Gourzong v. Attorney Gen. U.S.

Decision Date14 June 2016
Docket NumberNo. 15-2645,15-2645
Citation826 F.3d 132
PartiesGurson Oswald Gourzong, Petitioner v. Attorney General United States of America, Respondent
CourtU.S. Court of Appeals — Third Circuit

Craig R. Shagin, Esquire (Argued), The Shagin Law Group, 120 South Street, The Inns of St. Jude, Harrisburg, PA 17101, Counsel for Petitioner

Benjamin C. Mizer, Esquire, Anthony C. Payne, Esquire, Jesse M. Bless, Esquire (Argued), Tiffany L. Walters, Esquire, Jennifer P. Williams, Esquire, United States Department of Justice, Office of Immigration Litigation, Room 5049, P.O. Box 878, Ben Franklin Station, Washington, DC 20044, Counsels for Respondent

Before: FISHER, RENDELL, and COWEN, Circuit Judges

OPINION

RENDELL

, Circuit Judge:

Petitioner Gurson Oswald Gourzong, a native of Jamaica, was found by an immigration judge to be removable pursuant to Section 237(a)(2)(A)(iii) of the Immigration and Nationality Act (“INA”), 8 U.S.C. § 1227(a)(2)(A)(iii)
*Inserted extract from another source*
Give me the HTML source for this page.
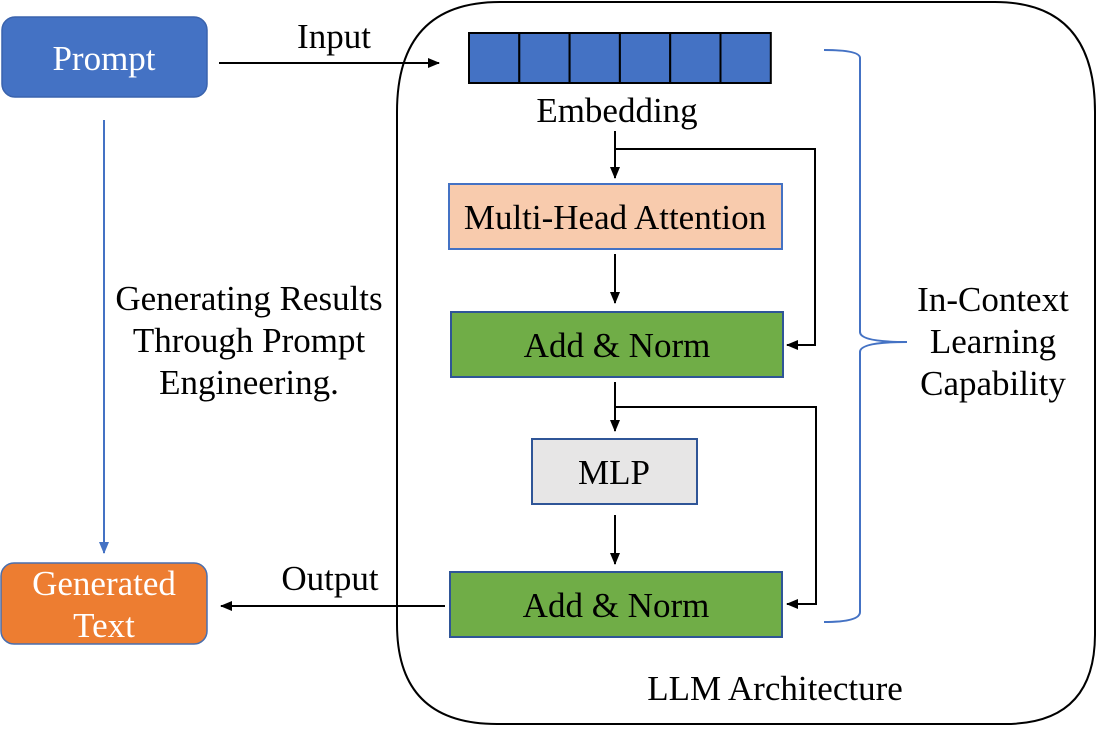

, because he had been “convicted of an aggravated felony”—specifically, he had been convicted by a special court-martial of the United States military of having sexual intercourse with a person under the age of sixteen. The Board of Immigration Appeals (“BIA”) affirmed the Immigration Judge's Order. Gourzong now seeks review of the BIA's Order. He contends that his conviction by a special court-martial does not render him removable, because convictions by special courts-martial categorically fall outside the definition of the term “conviction” found at Section 101(a)(48)(A) of the INA, 8 U.S.C. § 1101(a)(48)(A). That definition provides in pertinent part that [t]he term ‘conviction’ means, with respect to an alien, a formal judgment of guilt of the alien entered by a court ....” Id. Specifically, Gourzong contends that a special court-martial is not a court because there is a possibility that a special court-martial can convene without a legally trained judge presiding over it. We agree with the BIA that, as a general matter, convictions by special courts-martial qualify as convictions for purposes of the INA. Gourzong is therefore removable by reason of committing an aggravated felony within the meaning of the INA, and we thus lack jurisdiction to review the final Order of Removal. See 8 U.S.C. § 1252(a)(2)(C) ([N]o court shall have jurisdiction to review any final order of removal against an alien who is removable by reason of having committed a [covered] criminal offense ....”).

I. Background

Gourzong was admitted to the United States as a lawful permanent resident in 1983. In 1993, after having joined the United States military, he was convicted by a special court-martial convened at Camp Pendelton, California, of having violated Articles 90

, 92, and 120 of the Uniform Code of Military Justice (“UCMJ”), which, at that time, prohibited, respectively, willfully disobeying a lawful order, 10 U.S.C. § 890(2), failing to obey a lawful order, id. § 892, and, most significantly for present purposes, “commit[ing] an act of sexual intercourse with a female not his wife who has not attained the age of sixteen years,” Act of Jan. 3, 1956, Pub. L. No. 84-460, § 920, 70A Stat. 1, 73 (current version at 10 U.S.C. § 920 ). The details of Gourzong's conviction are sparse. The Administrative Record reflects that he was represented by counsel in the proceedings, A.R. 131 , and that he pleaded guilty to the charges, A.R. 128 , but reflects nothing specific about the factual bases for the charges or the composition of the court–martial. But see infra note 6.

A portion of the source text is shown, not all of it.